A self-determined life is over.
This brings to the fore the notion of how exactly children need to show love for aged parents. My first instincts were to lock the old man up in the house and take away his keys and make every single food decision for him. I cook. You eat. That is that.
We would do that if we wished to ensure his personal safety and physical health. Grandpa fell down on a bus a month ago. He tripped on a stone and fell a few months back. Yet, he insists everyday to travel the distance from Sembawang to Marsiling to feed the wild cats up in the park on the hilltop. Along the way, he passes by eateries and gets tempted by foods that don't help his diabetes at all. It doesn't help that Grandma is constantly after him for what he should do, should not do, should eat or should not eat. Sometimes, I think he does all the wrong things simply because his wife tells him not to. Indeed, the crafty old man pretends to look at his wife uncomprehendingly whenever her tone takes on that high pitched haranguing quality. Yet, he seems to hear the nurses and the doctors and me, just fine. He has hearing aids but insists never to wear them at home.

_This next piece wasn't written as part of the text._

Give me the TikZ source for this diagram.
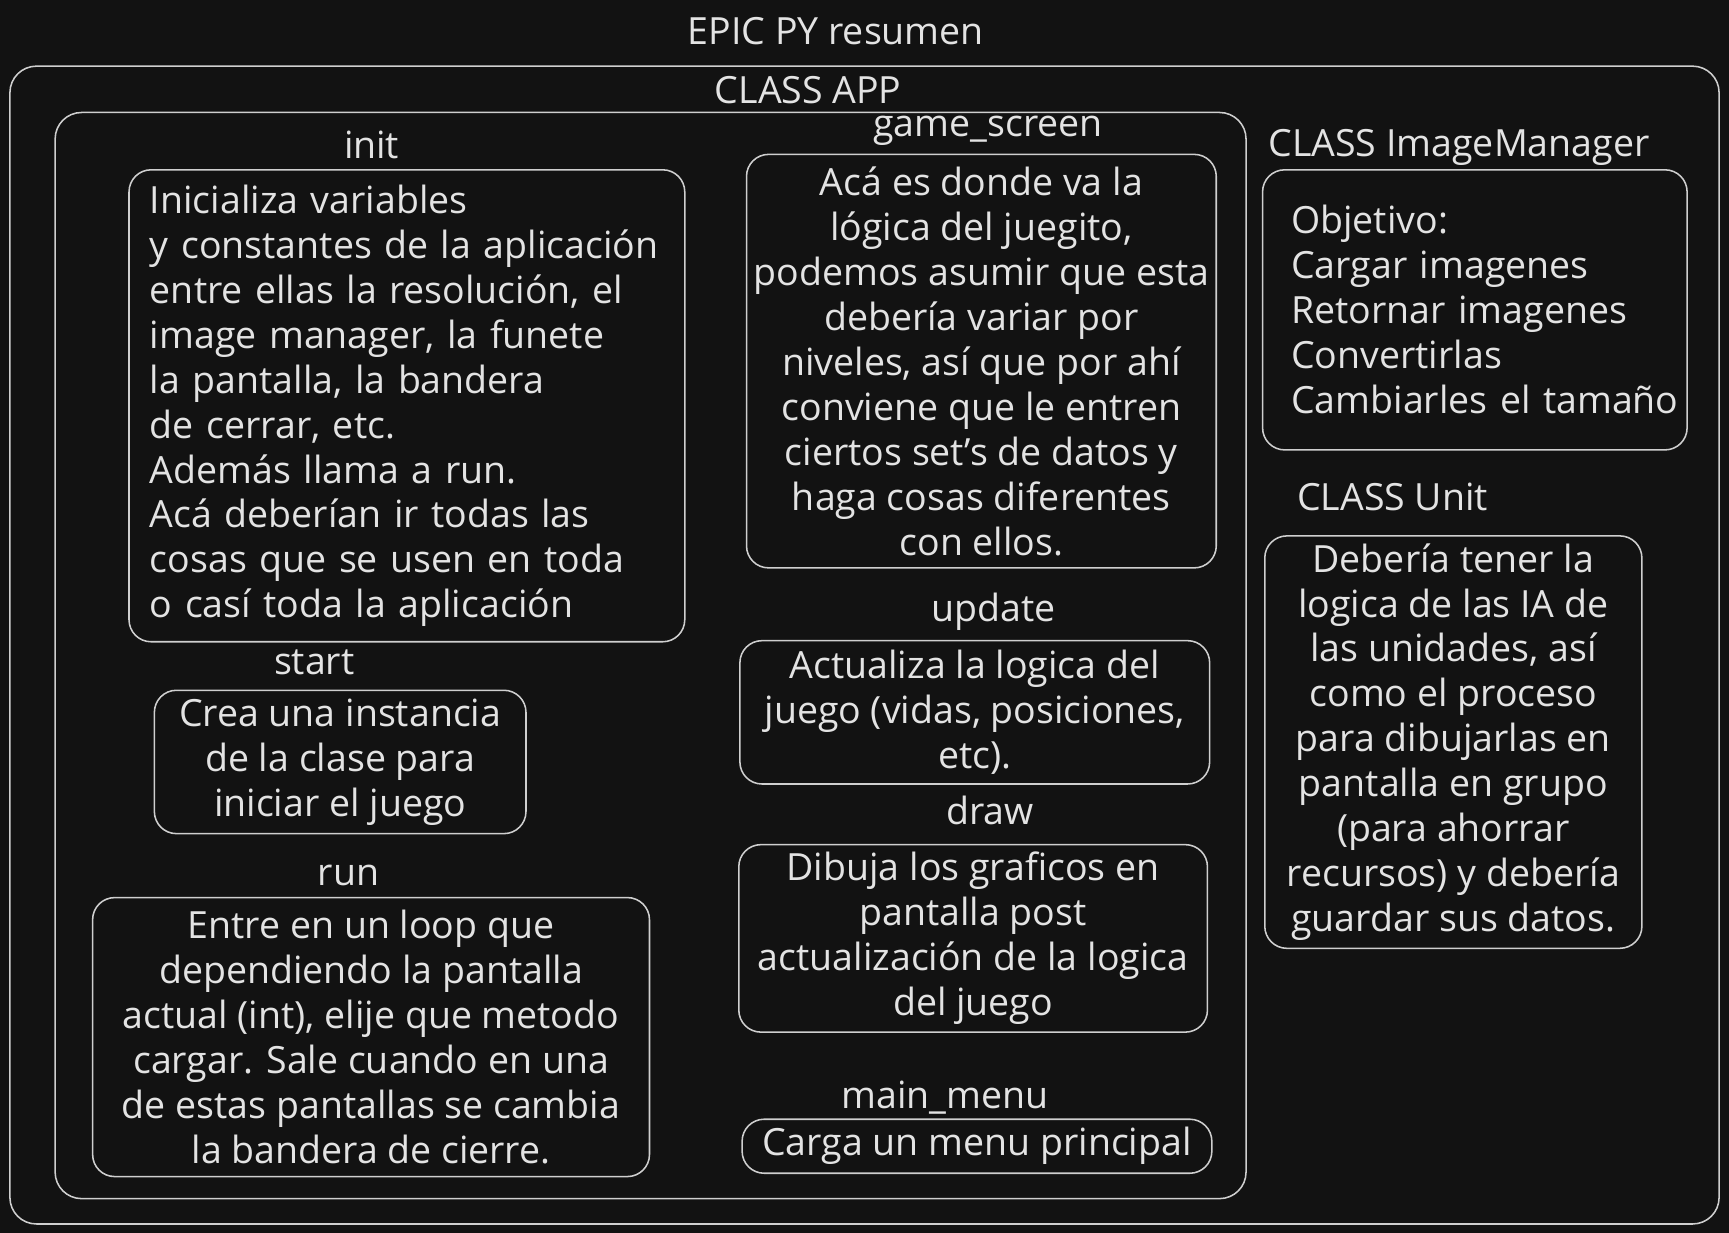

I think Grandma threatens his sense of self-determination. I can relate to that. I think any adolescent can. It is the notion that this is my life and if I make mistakes or the wrong choices, it is STILL my life and I will pay the price. I have in the past told my mother-in-law that before when she criticised my cooking, my house decorations, my placement of furniture, my way of bringing up the children.
Knowing this and empathising with how Grandpa feels, is the best way to love him to imprison him at home and force him to eat what I think he should eat? In the end, our family decided, "No". He has not many years left to us and it would not do to have him pass them as a virtual prisoner in his own home, even though we do understand that whenever he walks out the door, he may get hurt.
We will deal with what comes if he gets hurt.
This said, we thought up a lovely subterfuge for controlling his diet. We will cater meals from a nursing home for him. These meals are dietitian supervised and delivered to the house. We will also look at getting him monitored by staff of the nursing home so that his meal plans can be adjusted as his health conditions change. He has so many health conditions - diabetes, hypertension, gout and osteoarthritis, and the balance of these shift constantly. His meals will need to shift accordingly. We will tell him that these are doctor-ordered meals.
That way, he can blame none of us for wanting to control his diet. The nameless and faceless doctors will be blamed for this. This would not threaten his sense of self-determination because these people are distant and unknown.
With this, if he insists on eating poorly, then we have resolved that his choices must be respected. The day will come when he is totally incapacitated and then, he will be housebound anyway. For now, he probably believes that he has few years left and he intends to enjoy them to the fullest, without letting anyone else be the boss of him.
I reckon that when I grow old, I want to be treated thus too. It is my life and if I make mistakes, they are my mistakes and not yours.